Posicionamento da Coalizão Direitos na Rede sobre o Projeto de Lei 3287/2024 

A Coalizão Direitos na Rede vem a público manifestar sua preocupação com o Projeto de Lei 3.287/2024, que institui o Protocolo de Atendimento e Intervenção Imediata para Prevenção e Proteção de Crianças e Adolescentes em Caso de Suspeita de Violência em Ambientes Virtuais. Indicamos nossa preocupação em vista que, apesar do projeto ser colocado como um novo instrumento para proteção das crianças e adolescentes, ele reforça o uso de tecnologias de vigilância abusivas e que não garantem uma maior proteção para esse grupo vulnerável.

Estamos em um momento de grandes avanços na proteção de crianças e adolescentes nos ambientes digitais, especialmente com a aprovação e publicação do ECA Digital, uma legislação inovadora que encontrou suporte das organizações de direitos digitais. Entretanto, o contexto de euforia não pode se tornar uma porta de entrada para iniciativas que vão de encontro à defesa de direitos, ameaçando a privacidade e a proteção de dados.

O principal problema do Projeto de Lei 3.287/2024 está na definição demasiadamente vaga sobre o próprio Protocolo a que se propõe implementar, assim como suas diretrizes (Art. 4º), sua implantação (Art. 5º) e estratégia operacional (Art. 6º). O projeto propõe estabelecer uma aplicação de sistemas de policiamento preditivo  para fins de proteção das crianças e adolescentes, a partir do uso de técnicas estatísticas, algoritmos e análise de dados para identificar e prever onde e quando os crimes podem acontecer. Contudo, em razão das imprecisões nas definições das formas de aplicação e desenvolvimento desses sistemas, eles podem resultar em potenciais abusos e violações por parte dos agentes responsáveis pelo monitoramento e coleta desses dados. 

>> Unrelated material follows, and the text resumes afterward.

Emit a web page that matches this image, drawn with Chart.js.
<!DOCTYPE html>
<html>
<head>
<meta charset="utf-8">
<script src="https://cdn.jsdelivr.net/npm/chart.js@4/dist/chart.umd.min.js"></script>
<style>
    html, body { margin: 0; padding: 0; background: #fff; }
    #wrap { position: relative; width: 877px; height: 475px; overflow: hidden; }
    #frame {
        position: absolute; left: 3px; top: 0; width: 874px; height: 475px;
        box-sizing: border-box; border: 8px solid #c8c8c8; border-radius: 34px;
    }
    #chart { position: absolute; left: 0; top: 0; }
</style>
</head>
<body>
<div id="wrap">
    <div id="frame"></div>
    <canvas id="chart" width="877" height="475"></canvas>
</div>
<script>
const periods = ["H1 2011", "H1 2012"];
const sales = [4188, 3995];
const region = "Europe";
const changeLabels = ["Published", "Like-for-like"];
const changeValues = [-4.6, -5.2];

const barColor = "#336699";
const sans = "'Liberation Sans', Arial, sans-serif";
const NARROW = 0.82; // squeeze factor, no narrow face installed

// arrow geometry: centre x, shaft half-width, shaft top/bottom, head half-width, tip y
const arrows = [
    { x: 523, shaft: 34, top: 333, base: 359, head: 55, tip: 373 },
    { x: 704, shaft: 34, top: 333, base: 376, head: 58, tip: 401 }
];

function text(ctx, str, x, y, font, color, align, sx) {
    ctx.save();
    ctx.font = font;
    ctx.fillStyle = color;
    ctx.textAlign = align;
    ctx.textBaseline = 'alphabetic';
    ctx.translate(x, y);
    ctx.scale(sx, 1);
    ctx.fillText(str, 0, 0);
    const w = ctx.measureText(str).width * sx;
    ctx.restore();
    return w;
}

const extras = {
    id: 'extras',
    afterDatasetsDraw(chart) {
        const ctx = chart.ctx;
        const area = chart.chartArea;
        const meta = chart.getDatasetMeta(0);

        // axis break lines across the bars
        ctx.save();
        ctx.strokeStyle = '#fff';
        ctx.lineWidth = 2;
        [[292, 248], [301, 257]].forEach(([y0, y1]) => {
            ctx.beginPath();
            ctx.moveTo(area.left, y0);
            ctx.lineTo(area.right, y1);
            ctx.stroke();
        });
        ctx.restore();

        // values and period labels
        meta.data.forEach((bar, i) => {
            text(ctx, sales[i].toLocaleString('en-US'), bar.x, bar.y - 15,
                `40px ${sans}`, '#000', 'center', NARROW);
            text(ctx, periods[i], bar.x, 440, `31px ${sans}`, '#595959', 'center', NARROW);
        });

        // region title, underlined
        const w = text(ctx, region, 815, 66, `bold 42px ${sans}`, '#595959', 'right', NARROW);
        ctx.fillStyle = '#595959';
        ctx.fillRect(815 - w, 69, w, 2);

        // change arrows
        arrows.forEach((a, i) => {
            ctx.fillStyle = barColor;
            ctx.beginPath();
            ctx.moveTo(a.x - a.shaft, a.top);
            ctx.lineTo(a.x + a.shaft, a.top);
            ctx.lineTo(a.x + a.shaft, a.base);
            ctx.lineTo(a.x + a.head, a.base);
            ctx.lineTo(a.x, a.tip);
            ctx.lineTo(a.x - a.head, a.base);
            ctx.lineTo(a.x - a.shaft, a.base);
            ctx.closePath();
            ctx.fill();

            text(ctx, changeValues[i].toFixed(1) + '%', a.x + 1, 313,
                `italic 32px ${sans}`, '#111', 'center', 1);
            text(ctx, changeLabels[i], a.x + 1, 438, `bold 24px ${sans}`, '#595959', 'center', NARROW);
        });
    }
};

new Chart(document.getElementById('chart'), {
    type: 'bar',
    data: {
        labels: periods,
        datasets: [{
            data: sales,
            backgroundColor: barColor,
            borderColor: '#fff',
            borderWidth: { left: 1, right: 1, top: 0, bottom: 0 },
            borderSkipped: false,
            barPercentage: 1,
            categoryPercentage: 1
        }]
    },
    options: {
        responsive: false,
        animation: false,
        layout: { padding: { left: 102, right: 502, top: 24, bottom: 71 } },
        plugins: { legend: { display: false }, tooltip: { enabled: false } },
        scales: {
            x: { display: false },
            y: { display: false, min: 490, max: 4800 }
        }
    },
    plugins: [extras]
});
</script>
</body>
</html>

Ademais, é fundamental destacar que a proposição de sistemas ditos preditivos não são eficientes e tendem invariavelmente a produzir vieses – de ordem racial, de gênero, sexualidade e território – quanto ao tentarem identificar crimes, em especial diante de diretrizes e estratégias de implantação e operação imprecisas.

A crítica a proposições de sistemas preditivos não deve ser confundida com a proposição de instrumentos que auxiliem de forma efetiva a produção de inteligência sobre crimes e, consequentemente, sua prevenção. A questão é que ao estabelecer de forma abrangente e indiscriminada de tecnologias para coleta de dados em “ambientes virtuais”, o projeto incorre no risco de implementar um sistema de vigilância indiscriminado. O projeto se inspira  em um conjunto de métodos, técnicas e tecnologias sem efetividade comprovada, mas com alto potencial de violação de direitos humanos e digitais, como o direito à privacidade, e de riscos à sociedade e de grupos sociais, que podem sofrer com recomendações e medidas discriminatórias e equivocadas baseadas em análises falhas. Erros cometidos por sistemas preditivos podem ter consequências graves sobre a vida das pessoas, como nos casos de detenção ou prisão de inocentes. Pesquisas e investigações já mostraram as limitações e problemas desse tipo de sistema1

Entendemos que uma legislação com esse objetivo deve ser mais voltada para melhoria dos serviços públicos voltados para as crianças e adolescentes, não em uma narrativa tecno-solucionista que tende a levar a mais injustiças. Também acreditamos que o tema deve ser discutido com maior cuidado entre a sociedade civil, as agências de segurança, órgãos governamentais e outros atores interessados e que sua votação apressada só geraria prejuízos para o debate público.